To do this, we use the getKeys()
method. This method accomplishes two things:
- It dynamically makes a
String[]
of keys. - It filters the keys to match terms defined by the standards commite (eg, # becomes
id
) and not break things.
In order to make a String[]
of keys, we iterate, column by column, through our key rows. For every column, we concatenate all the strings from each cell. In the table below, the key for that column would be Common Name
, in the following table, the key would be HB=Hang BasketC=ContainerW=Wall
.
Common Name |
---|
"" |
"" |
HB=Hang Basket |
---|
C=Container |
W=Wall |
HB=Hang BasketC=ContainerW=Wall
is not a great for users or programmers alike.
There are some points in our project where passing this around can break things. For this reason we filter the keys.
We remove spaces, and equal signs.

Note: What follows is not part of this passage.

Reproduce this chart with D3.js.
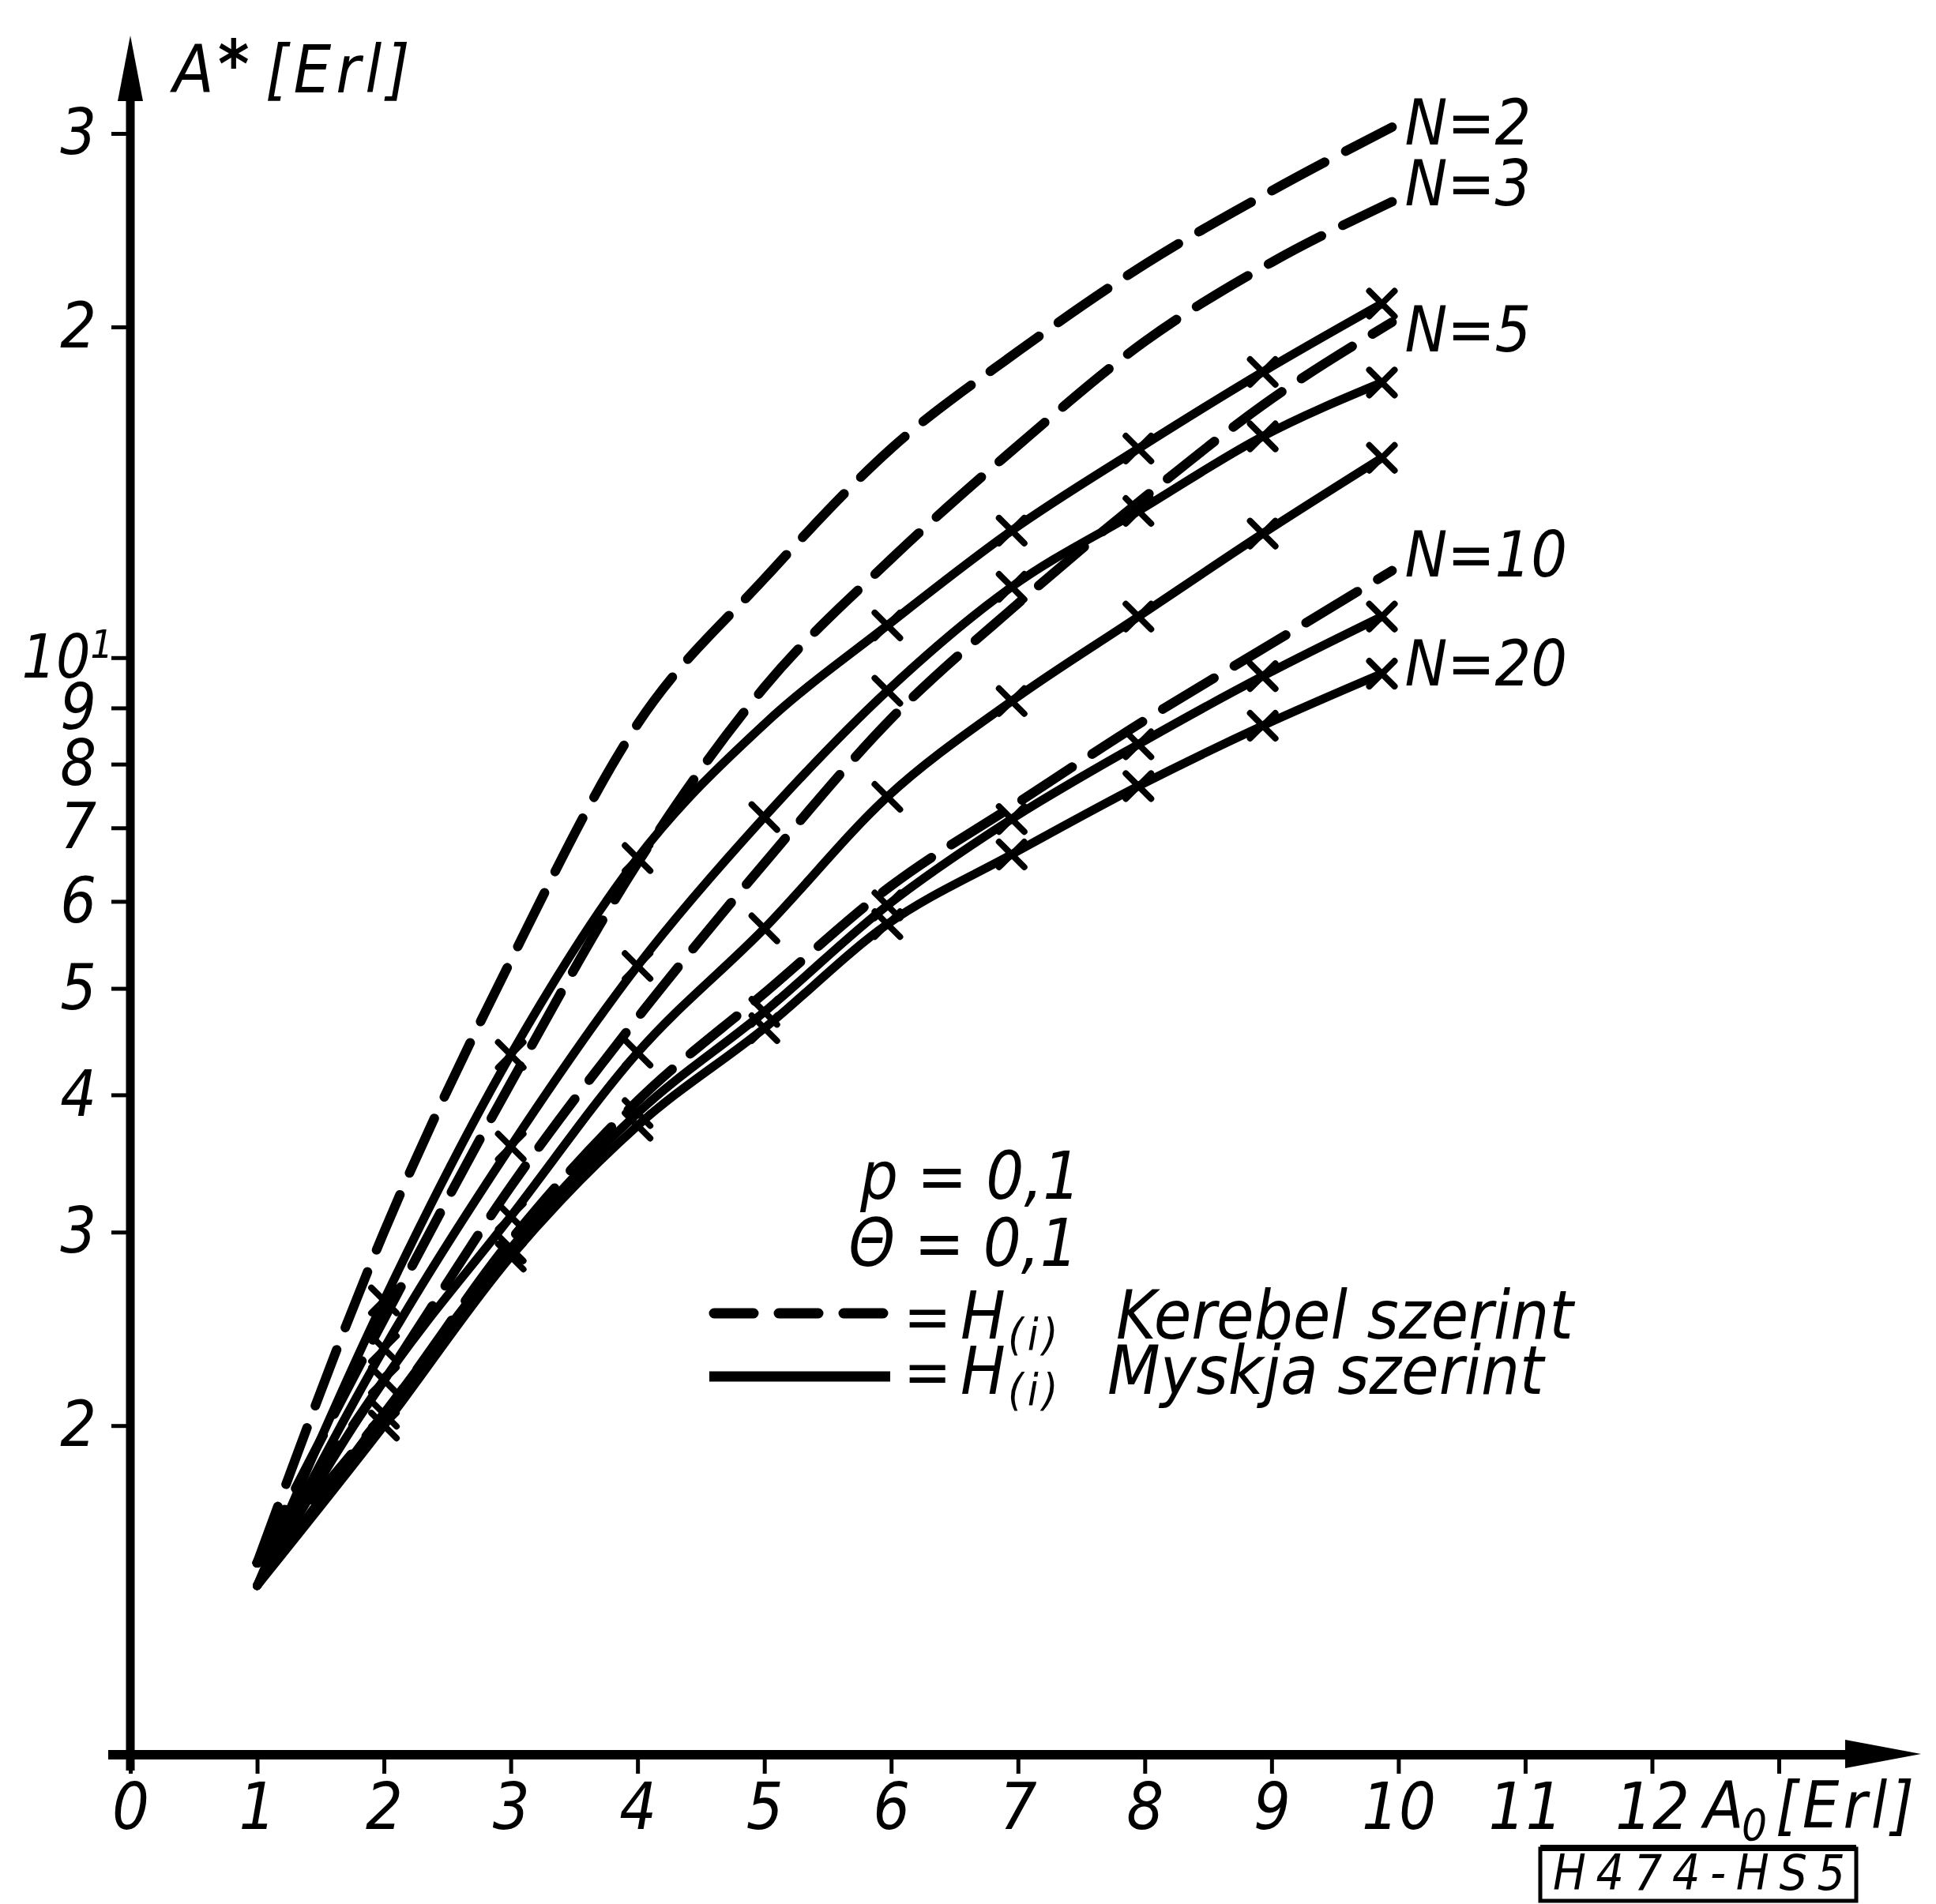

This is also a good oportunity to make our keys match what is specified by the standards committee. We change keys like #
to id
, and Common Name
to commonName
.
This method starts at row 4
(the first row after the key rows). It works by moving from left to right across each row, and at every cell, adding that cell's value as the value of a hashmap with its corresponding key as the key. The hashmap will be added into a document that gets added directly into the database. After this, the method moves to the next row, and repeats until it is at the bottom of the array.
It is also at this stage that we ignore certain rows that the customer would like ignored. On each row we check for:
- The gardenlocation is empty
- In a column called not included, if there is an
x
If either of these are the case, such as in the following picture, we will not include that row in the database.
And that! Is how you turn any XLSX document into a populating database!